Posted on 03/21/2010 6:41:18 PM PDT by concentric circles

Controversial cuts in water deliveries to farms in California's San Joaquin Valley appear to be "scientifically justified" but still in need of further study, elite scientists have concluded in a report to be issued Friday.

In a politically sensitive study, the National Research Council determined two federal agencies had a "sound conceptual basis" for their actions protecting Chinook salmon, delta smelt and other endangered fish. The conclusion undercuts a common farmer criticism.

But the 65-page report may give some ammunition, as well, to those skeptical of water delivery restrictions imposed by the Fish and Wildlife Service and National Marine Fisheries Service.

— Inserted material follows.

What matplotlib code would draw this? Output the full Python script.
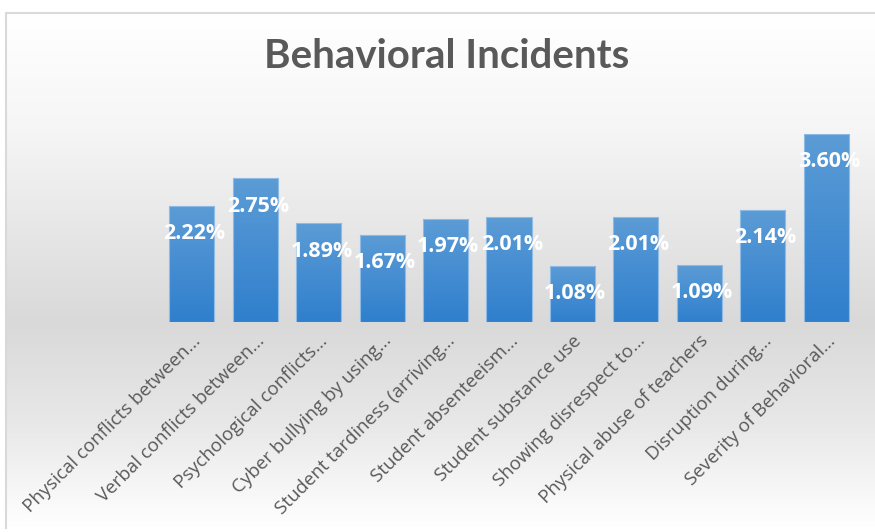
import numpy as np
import matplotlib.pyplot as plt
from matplotlib.colors import LinearSegmentedColormap
from matplotlib.patches import Rectangle

categories = [
    "Physical conflicts between...",
    "Verbal conflicts between...",
    "Psychological conflicts...",
    "Cyber bullying by using...",
    "Student tardiness (arriving...",
    "Student absenteeism...",
    "Student substance use",
    "Showing disrespect to...",
    "Physical abuse of teachers",
    "Disruption during...",
    "Severity of Behavioral...",
]
values = [2.22, 2.75, 1.89, 1.67, 1.97, 2.01, 1.08, 2.01, 1.09, 2.14, 3.60]
labels = [f"{v:.2f}%" for v in values]

W, H = 875, 532
fig = plt.figure(figsize=(W / 100, H / 100), dpi=100)
fig.patch.set_facecolor("white")

# chart area background: white -> grey -> white vertical gradient
bg = fig.add_axes([0, 0, 1, 1], zorder=0)
bg.set_xlim(0, W)
bg.set_ylim(H, 0)
bg.axis("off")
stops = [(0.0, "#ffffff"), (0.22, "#f6f6f6"), (0.6, "#d9d9d9"), (0.8, "#e8e8e8"), (1.0, "#ffffff")]
bg_cmap = LinearSegmentedColormap.from_list("bg", stops)
grad = np.linspace(0, 1, 256).reshape(-1, 1)
bg.imshow(grad, cmap=bg_cmap, extent=[6, W, 528, 13], aspect="auto")
bg.plot([6, 6, W], [528, 13, 13], color="#d9d9d9", lw=1.5)

ax = fig.add_axes([160 / W, 1 - 322 / H, (858 - 160) / W, (322 - 113) / H], zorder=1)
ax.patch.set_alpha(0)
x = np.arange(len(values))
width = 0.71
bars = ax.bar(x, values, width=width, color="none", edgecolor="#8dbbe6", linewidth=0.8, zorder=3)

bar_cmap = LinearSegmentedColormap.from_list("bar", ["#5c9cd6", "#2f7fcd"])
for b in bars:
    x0, y0 = b.get_x(), b.get_y()
    w, h = b.get_width(), b.get_height()
    im = ax.imshow(grad, cmap=bar_cmap, extent=[x0, x0 + w, y0, y0 + h],
                   aspect="auto", zorder=2)
    im.set_clip_path(Rectangle((x0, y0), w, h, transform=ax.transData))

fam = ["Open Sans", "DejaVu Sans"]
for xi, v, lab in zip(x, values, labels):
    ax.annotate(lab, (xi, v), xytext=(2, -20), textcoords="offset points",
                ha="center", va="center", color="white", fontsize=15.5,
                fontweight="bold", family=fam, zorder=4)

ax.set_xlim(-0.5, len(values) - 0.5)
ax.set_ylim(0, 4)
ax.set_yticks([])
ax.set_xticks(x)
ax.set_xticklabels(categories, rotation=45, ha="right", rotation_mode="anchor",
                   fontsize=13.5, color="#595959", family=fam)
ax.tick_params(axis="x", length=0, pad=7)
for s in ax.spines.values():
    s.set_visible(False)

fig.text(447 / W, 1 - 57 / H, "Behavioral Incidents", ha="center", va="center",
         fontsize=29, fontweight="bold", color="#595959", family=["Lato", "DejaVu Sans"])

fig.savefig("out.png", dpi=100)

Notably, the scientists determined that predators, pollution and other "stressors" accounted for some of the fish lost in the Sacramento-San Joaquin Delta. Until now, farmers say they've been held solely responsible for the fish losses, costing them water.

"Based on the evidence the committee has reviewed, the committee agreed that the adverse effects of all the other stressors on the (protected) fishes are potentially large," the study's summary conclusion states.

Pointedly, Rep. Dennis Cardoza, D-Calif., added in a statement Thursday that "predator fish have been allowed to flourish while cuts have continued in the deliveries of irrigation water to the San Joaquin Valley."

By itself, the "Sustainable Water and Environmental Management in the California Bay-Delta" study will not compel any new decision one way or another. It is, though, one more step in a long-running dispute over the division of water between fish and farms.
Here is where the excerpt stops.